═════ Material for the task

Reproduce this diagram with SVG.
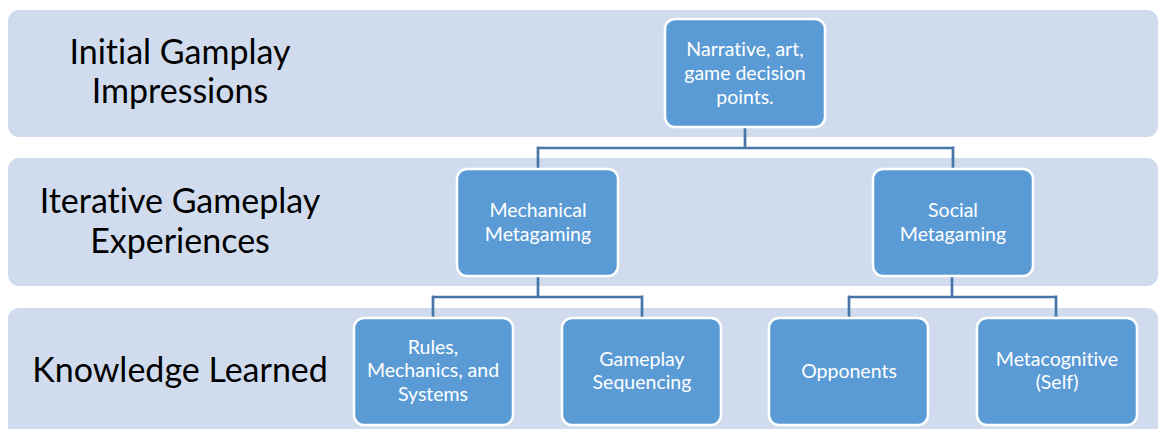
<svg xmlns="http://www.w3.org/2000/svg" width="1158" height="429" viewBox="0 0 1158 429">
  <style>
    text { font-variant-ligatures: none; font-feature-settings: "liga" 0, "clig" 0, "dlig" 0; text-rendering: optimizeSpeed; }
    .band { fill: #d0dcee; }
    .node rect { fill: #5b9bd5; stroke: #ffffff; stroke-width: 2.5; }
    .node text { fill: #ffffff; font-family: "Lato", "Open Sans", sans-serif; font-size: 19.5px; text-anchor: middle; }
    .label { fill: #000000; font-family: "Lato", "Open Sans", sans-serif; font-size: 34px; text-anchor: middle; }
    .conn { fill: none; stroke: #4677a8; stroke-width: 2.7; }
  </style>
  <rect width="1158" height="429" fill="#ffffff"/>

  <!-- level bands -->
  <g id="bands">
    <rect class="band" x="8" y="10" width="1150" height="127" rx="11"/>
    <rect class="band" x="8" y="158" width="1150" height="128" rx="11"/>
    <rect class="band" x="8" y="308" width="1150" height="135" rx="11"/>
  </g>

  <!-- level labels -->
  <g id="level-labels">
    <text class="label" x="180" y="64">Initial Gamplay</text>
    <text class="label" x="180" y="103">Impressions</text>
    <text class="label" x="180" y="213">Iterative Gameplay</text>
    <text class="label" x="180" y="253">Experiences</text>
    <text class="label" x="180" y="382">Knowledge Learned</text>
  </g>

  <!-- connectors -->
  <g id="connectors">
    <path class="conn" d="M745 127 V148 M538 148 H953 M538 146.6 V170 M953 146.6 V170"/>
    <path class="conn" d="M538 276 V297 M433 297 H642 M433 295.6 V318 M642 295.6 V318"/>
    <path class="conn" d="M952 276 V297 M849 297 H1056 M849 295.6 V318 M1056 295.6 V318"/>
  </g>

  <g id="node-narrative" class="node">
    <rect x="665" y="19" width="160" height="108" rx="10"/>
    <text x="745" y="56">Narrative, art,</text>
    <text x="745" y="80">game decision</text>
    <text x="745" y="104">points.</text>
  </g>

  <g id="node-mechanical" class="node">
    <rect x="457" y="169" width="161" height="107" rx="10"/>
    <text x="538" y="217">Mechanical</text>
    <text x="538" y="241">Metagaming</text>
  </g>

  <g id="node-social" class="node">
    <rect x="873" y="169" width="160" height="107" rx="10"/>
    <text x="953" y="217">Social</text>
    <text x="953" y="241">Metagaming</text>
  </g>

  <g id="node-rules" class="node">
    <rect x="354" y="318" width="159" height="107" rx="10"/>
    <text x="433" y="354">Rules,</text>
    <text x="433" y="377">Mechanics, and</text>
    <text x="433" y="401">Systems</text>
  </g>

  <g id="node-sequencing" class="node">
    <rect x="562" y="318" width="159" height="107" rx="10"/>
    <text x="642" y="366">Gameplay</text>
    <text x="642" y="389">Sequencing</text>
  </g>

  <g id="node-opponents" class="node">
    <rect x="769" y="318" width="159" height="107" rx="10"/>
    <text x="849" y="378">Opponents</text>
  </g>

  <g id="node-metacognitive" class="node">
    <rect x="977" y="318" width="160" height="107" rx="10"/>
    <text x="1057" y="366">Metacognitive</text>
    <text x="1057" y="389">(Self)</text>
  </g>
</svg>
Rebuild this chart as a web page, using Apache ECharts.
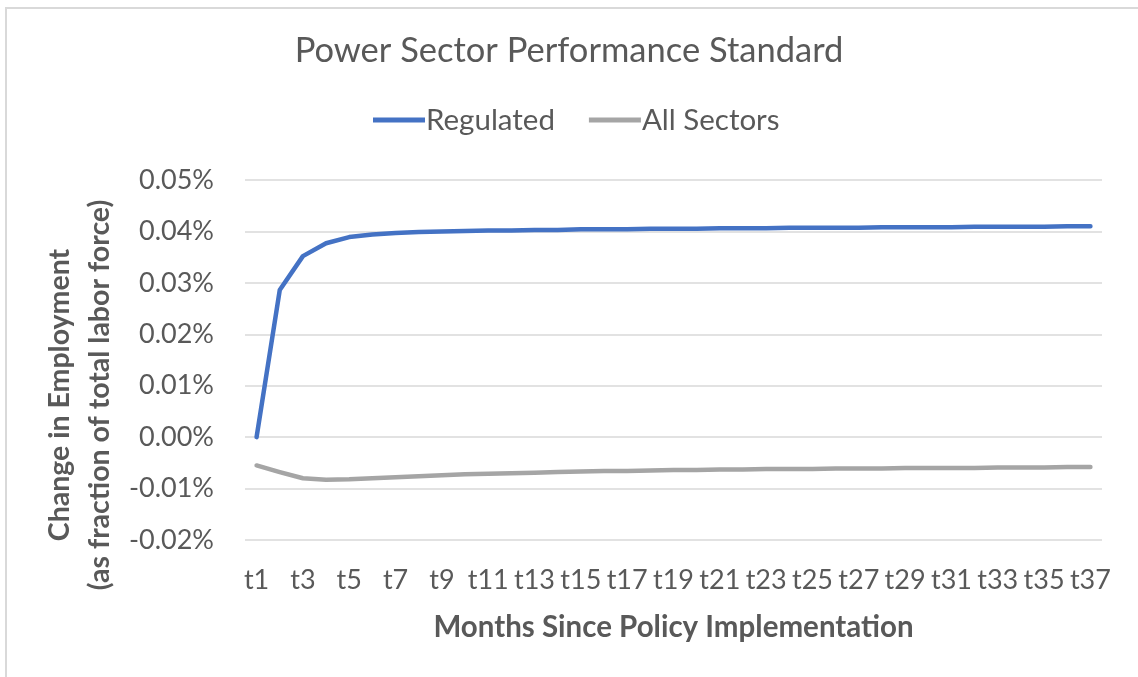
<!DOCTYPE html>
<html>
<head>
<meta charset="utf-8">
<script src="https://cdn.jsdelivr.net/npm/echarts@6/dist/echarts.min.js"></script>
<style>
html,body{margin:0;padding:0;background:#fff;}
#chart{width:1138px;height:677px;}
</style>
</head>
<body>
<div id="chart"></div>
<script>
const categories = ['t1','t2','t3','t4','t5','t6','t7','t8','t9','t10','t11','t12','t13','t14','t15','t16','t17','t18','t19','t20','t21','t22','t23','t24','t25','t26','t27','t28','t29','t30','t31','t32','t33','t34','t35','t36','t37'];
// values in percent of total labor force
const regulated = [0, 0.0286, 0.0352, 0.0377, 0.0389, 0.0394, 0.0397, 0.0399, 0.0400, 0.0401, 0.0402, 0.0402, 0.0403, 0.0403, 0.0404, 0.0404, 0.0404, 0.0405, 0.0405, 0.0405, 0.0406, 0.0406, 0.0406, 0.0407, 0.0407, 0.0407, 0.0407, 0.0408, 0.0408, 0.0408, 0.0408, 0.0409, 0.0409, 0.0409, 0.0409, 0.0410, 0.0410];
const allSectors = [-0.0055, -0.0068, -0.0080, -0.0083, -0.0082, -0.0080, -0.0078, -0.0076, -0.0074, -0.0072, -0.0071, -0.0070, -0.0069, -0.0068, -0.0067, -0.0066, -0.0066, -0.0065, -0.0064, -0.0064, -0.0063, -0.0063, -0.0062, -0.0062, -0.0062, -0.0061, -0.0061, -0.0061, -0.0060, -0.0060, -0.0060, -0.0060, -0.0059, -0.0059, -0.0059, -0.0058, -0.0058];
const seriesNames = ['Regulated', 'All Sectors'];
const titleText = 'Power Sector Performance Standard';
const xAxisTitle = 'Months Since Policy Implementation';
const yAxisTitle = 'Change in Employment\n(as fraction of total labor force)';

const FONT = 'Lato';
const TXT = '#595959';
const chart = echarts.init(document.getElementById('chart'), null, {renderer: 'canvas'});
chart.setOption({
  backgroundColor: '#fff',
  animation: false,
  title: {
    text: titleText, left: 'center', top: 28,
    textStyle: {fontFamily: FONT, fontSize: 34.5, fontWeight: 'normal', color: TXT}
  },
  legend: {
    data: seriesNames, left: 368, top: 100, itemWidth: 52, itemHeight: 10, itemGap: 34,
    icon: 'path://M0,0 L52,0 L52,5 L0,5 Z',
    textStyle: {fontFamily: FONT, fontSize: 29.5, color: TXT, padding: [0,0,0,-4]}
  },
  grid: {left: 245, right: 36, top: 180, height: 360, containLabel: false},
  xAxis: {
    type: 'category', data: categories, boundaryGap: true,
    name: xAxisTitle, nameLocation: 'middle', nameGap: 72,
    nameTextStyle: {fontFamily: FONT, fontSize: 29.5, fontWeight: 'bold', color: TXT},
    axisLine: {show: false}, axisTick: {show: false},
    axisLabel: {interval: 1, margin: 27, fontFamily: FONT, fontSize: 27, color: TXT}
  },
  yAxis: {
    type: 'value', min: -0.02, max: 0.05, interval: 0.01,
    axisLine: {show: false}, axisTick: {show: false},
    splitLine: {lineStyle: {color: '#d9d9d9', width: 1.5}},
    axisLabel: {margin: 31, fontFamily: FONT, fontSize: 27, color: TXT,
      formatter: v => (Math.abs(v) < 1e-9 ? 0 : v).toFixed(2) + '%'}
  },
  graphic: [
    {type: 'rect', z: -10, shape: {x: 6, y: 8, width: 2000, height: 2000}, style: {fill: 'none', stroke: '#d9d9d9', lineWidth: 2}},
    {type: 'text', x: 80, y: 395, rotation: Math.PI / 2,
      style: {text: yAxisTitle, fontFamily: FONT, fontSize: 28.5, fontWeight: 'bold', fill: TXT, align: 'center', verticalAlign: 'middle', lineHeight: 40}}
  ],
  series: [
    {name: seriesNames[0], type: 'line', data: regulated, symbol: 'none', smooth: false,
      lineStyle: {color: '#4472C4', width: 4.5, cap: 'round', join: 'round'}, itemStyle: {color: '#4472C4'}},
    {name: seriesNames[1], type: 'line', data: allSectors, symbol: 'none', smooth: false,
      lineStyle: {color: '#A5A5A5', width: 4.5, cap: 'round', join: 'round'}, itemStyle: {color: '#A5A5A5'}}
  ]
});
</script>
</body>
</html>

══════════

- **Instructions for the task**:
Leave out all pictures, then copy the remaining material exactly.

- **The answer**:
Reproduce this diagram with SVG.
<svg xmlns="http://www.w3.org/2000/svg" width="1158" height="429" viewBox="0 0 1158 429">
  <style>
    text { font-variant-ligatures: none; font-feature-settings: "liga" 0, "clig" 0, "dlig" 0; text-rendering: optimizeSpeed; }
    .band { fill: #d0dcee; }
    .node rect { fill: #5b9bd5; stroke: #ffffff; stroke-width: 2.5; }
    .node text { fill: #ffffff; font-family: "Lato", "Open Sans", sans-serif; font-size: 19.5px; text-anchor: middle; }
    .label { fill: #000000; font-family: "Lato", "Open Sans", sans-serif; font-size: 34px; text-anchor: middle; }
    .conn { fill: none; stroke: #4677a8; stroke-width: 2.7; }
  </style>
  <rect width="1158" height="429" fill="#ffffff"/>

  <!-- level bands -->
  <g id="bands">
    <rect class="band" x="8" y="10" width="1150" height="127" rx="11"/>
    <rect class="band" x="8" y="158" width="1150" height="128" rx="11"/>
    <rect class="band" x="8" y="308" width="1150" height="135" rx="11"/>
  </g>

  <!-- level labels -->
  <g id="level-labels">
    <text class="label" x="180" y="64">Initial Gamplay</text>
    <text class="label" x="180" y="103">Impressions</text>
    <text class="label" x="180" y="213">Iterative Gameplay</text>
    <text class="label" x="180" y="253">Experiences</text>
    <text class="label" x="180" y="382">Knowledge Learned</text>
  </g>

  <!-- connectors -->
  <g id="connectors">
    <path class="conn" d="M745 127 V148 M538 148 H953 M538 146.6 V170 M953 146.6 V170"/>
    <path class="conn" d="M538 276 V297 M433 297 H642 M433 295.6 V318 M642 295.6 V318"/>
    <path class="conn" d="M952 276 V297 M849 297 H1056 M849 295.6 V318 M1056 295.6 V318"/>
  </g>

  <g id="node-narrative" class="node">
    <rect x="665" y="19" width="160" height="108" rx="10"/>
    <text x="745" y="56">Narrative, art,</text>
    <text x="745" y="80">game decision</text>
    <text x="745" y="104">points.</text>
  </g>

  <g id="node-mechanical" class="node">
    <rect x="457" y="169" width="161" height="107" rx="10"/>
    <text x="538" y="217">Mechanical</text>
    <text x="538" y="241">Metagaming</text>
  </g>

  <g id="node-social" class="node">
    <rect x="873" y="169" width="160" height="107" rx="10"/>
    <text x="953" y="217">Social</text>
    <text x="953" y="241">Metagaming</text>
  </g>

  <g id="node-rules" class="node">
    <rect x="354" y="318" width="159" height="107" rx="10"/>
    <text x="433" y="354">Rules,</text>
    <text x="433" y="377">Mechanics, and</text>
    <text x="433" y="401">Systems</text>
  </g>

  <g id="node-sequencing" class="node">
    <rect x="562" y="318" width="159" height="107" rx="10"/>
    <text x="642" y="366">Gameplay</text>
    <text x="642" y="389">Sequencing</text>
  </g>

  <g id="node-opponents" class="node">
    <rect x="769" y="318" width="159" height="107" rx="10"/>
    <text x="849" y="378">Opponents</text>
  </g>

  <g id="node-metacognitive" class="node">
    <rect x="977" y="318" width="160" height="107" rx="10"/>
    <text x="1057" y="366">Metacognitive</text>
    <text x="1057" y="389">(Self)</text>
  </g>
</svg>
Rebuild this chart as a web page, using Apache ECharts.
<!DOCTYPE html>
<html>
<head>
<meta charset="utf-8">
<script src="https://cdn.jsdelivr.net/npm/echarts@6/dist/echarts.min.js"></script>
<style>
html,body{margin:0;padding:0;background:#fff;}
#chart{width:1138px;height:677px;}
</style>
</head>
<body>
<div id="chart"></div>
<script>
const categories = ['t1','t2','t3','t4','t5','t6','t7','t8','t9','t10','t11','t12','t13','t14','t15','t16','t17','t18','t19','t20','t21','t22','t23','t24','t25','t26','t27','t28','t29','t30','t31','t32','t33','t34','t35','t36','t37'];
// values in percent of total labor force
const regulated = [0, 0.0286, 0.0352, 0.0377, 0.0389, 0.0394, 0.0397, 0.0399, 0.0400, 0.0401, 0.0402, 0.0402, 0.0403, 0.0403, 0.0404, 0.0404, 0.0404, 0.0405, 0.0405, 0.0405, 0.0406, 0.0406, 0.0406, 0.0407, 0.0407, 0.0407, 0.0407, 0.0408, 0.0408, 0.0408, 0.0408, 0.0409, 0.0409, 0.0409, 0.0409, 0.0410, 0.0410];
const allSectors = [-0.0055, -0.0068, -0.0080, -0.0083, -0.0082, -0.0080, -0.0078, -0.0076, -0.0074, -0.0072, -0.0071, -0.0070, -0.0069, -0.0068, -0.0067, -0.0066, -0.0066, -0.0065, -0.0064, -0.0064, -0.0063, -0.0063, -0.0062, -0.0062, -0.0062, -0.0061, -0.0061, -0.0061, -0.0060, -0.0060, -0.0060, -0.0060, -0.0059, -0.0059, -0.0059, -0.0058, -0.0058];
const seriesNames = ['Regulated', 'All Sectors'];
const titleText = 'Power Sector Performance Standard';
const xAxisTitle = 'Months Since Policy Implementation';
const yAxisTitle = 'Change in Employment\n(as fraction of total labor force)';

const FONT = 'Lato';
const TXT = '#595959';
const chart = echarts.init(document.getElementById('chart'), null, {renderer: 'canvas'});
chart.setOption({
  backgroundColor: '#fff',
  animation: false,
  title: {
    text: titleText, left: 'center', top: 28,
    textStyle: {fontFamily: FONT, fontSize: 34.5, fontWeight: 'normal', color: TXT}
  },
  legend: {
    data: seriesNames, left: 368, top: 100, itemWidth: 52, itemHeight: 10, itemGap: 34,
    icon: 'path://M0,0 L52,0 L52,5 L0,5 Z',
    textStyle: {fontFamily: FONT, fontSize: 29.5, color: TXT, padding: [0,0,0,-4]}
  },
  grid: {left: 245, right: 36, top: 180, height: 360, containLabel: false},
  xAxis: {
    type: 'category', data: categories, boundaryGap: true,
    name: xAxisTitle, nameLocation: 'middle', nameGap: 72,
    nameTextStyle: {fontFamily: FONT, fontSize: 29.5, fontWeight: 'bold', color: TXT},
    axisLine: {show: false}, axisTick: {show: false},
    axisLabel: {interval: 1, margin: 27, fontFamily: FONT, fontSize: 27, color: TXT}
  },
  yAxis: {
    type: 'value', min: -0.02, max: 0.05, interval: 0.01,
    axisLine: {show: false}, axisTick: {show: false},
    splitLine: {lineStyle: {color: '#d9d9d9', width: 1.5}},
    axisLabel: {margin: 31, fontFamily: FONT, fontSize: 27, color: TXT,
      formatter: v => (Math.abs(v) < 1e-9 ? 0 : v).toFixed(2) + '%'}
  },
  graphic: [
    {type: 'rect', z: -10, shape: {x: 6, y: 8, width: 2000, height: 2000}, style: {fill: 'none', stroke: '#d9d9d9', lineWidth: 2}},
    {type: 'text', x: 80, y: 395, rotation: Math.PI / 2,
      style: {text: yAxisTitle, fontFamily: FONT, fontSize: 28.5, fontWeight: 'bold', fill: TXT, align: 'center', verticalAlign: 'middle', lineHeight: 40}}
  ],
  series: [
    {name: seriesNames[0], type: 'line', data: regulated, symbol: 'none', smooth: false,
      lineStyle: {color: '#4472C4', width: 4.5, cap: 'round', join: 'round'}, itemStyle: {color: '#4472C4'}},
    {name: seriesNames[1], type: 'line', data: allSectors, symbol: 'none', smooth: false,
      lineStyle: {color: '#A5A5A5', width: 4.5, cap: 'round', join: 'round'}, itemStyle: {color: '#A5A5A5'}}
  ]
});
</script>
</body>
</html>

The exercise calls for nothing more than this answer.